Property Taxes and Oversized House
Lisa and Jaime, ages 57 and 59 live in a four bedroom, 3000 square foot Fort Lauderdale, Florida home. They've priced smaller homes and estimate that a townhouse with three bedrooms would provide ample room for the family. They've discussed about moving to a smaller home, but are staying put for now because the move would cost them $9,000 in taxes an increase of $2,500.
Like other families who purchased houses before the real estate boom, they are now stuck in oversized houses because they can't afford the additional sizable hit on their property taxes which would be imposed if they were to purchase a new house.
This situation developed due to the state's Save Our Homes amendment which holds increases to no more than 3% annually regardless of actual increases in value. For people like Lisa and Jaime who purchased their house in 1999, pre-housing market explosion, the cap on property tax increases was a way to dodge the high property taxes which are putting newer and smaller houses out of the reach of the average home buyer.
Now, the long time homeowners are also finding a problem with the tax cap. They can't afford to downsize, because the added property tax prices on a new home purchase would eat up any savings they might make in mortgage payments.
Florida is facing a problem which is similar to that of California in the 1970's. A wave of new residence and little management of growth have caused skyrocketing real estate values and property taxes. Homeowners in South Florida who haven't earned the state property tax cap have seen more than 100 percent tax increases over the past few years.
Although Floridians don't pay state income tax, they do pay burdensome hurricane insurance premiums which are in many cases higher than what state income tax would cost. In addition, salaries and wages are generally lower than those of California and Florida, the states with whom Florida is most often compared.

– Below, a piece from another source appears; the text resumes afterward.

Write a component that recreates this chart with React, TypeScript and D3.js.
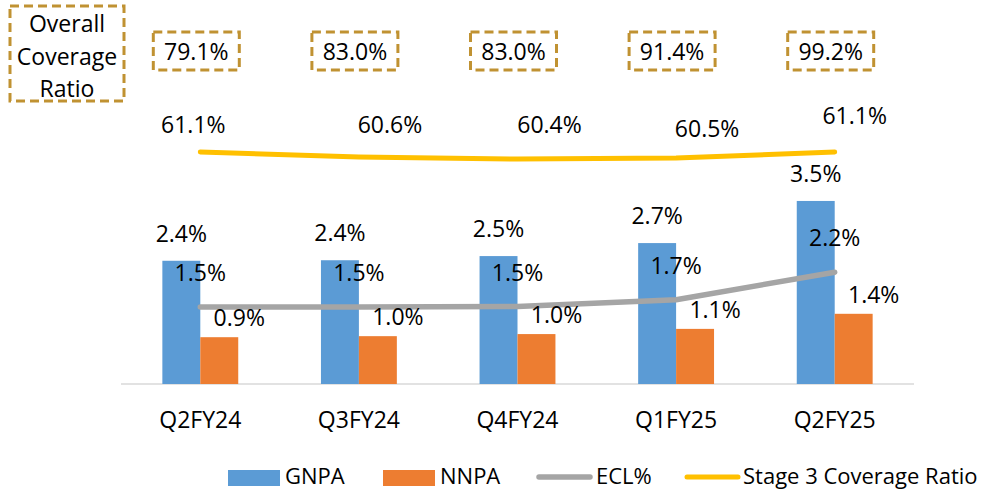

A special property tax session at the legislature is currently reviewing three plans. The House wants $85 billion in cuts, the Senate is requesting $15 billion and new Republican governor, Charlie Crist has a plan offering about $34 billion in tax cuts. Crist also wants substantial increases in the homesteaders exemption which is currently $25,000.
Revenues which have been lavish to local governments, thanks to the ballooning property tax collections would face a rollback to 2006 figures with potential for added cuts up to 9%. Needless to say, mayors and county officials are less than thrilled about that concept. State legislators state that it is time to bring local government spending back to reality.
The state property tax plan will need to allow for education funding, since local taxes currently pay most of the cost of education in Florida.
At present, legislators appear more likely to go with Crist's approach of a $31.6 billion cutback apportioned over five years. This cutback will probably require elimination of the property tax caps. The final plan will probably require a voter referendum in the state's presidential primary to be held in January 2008.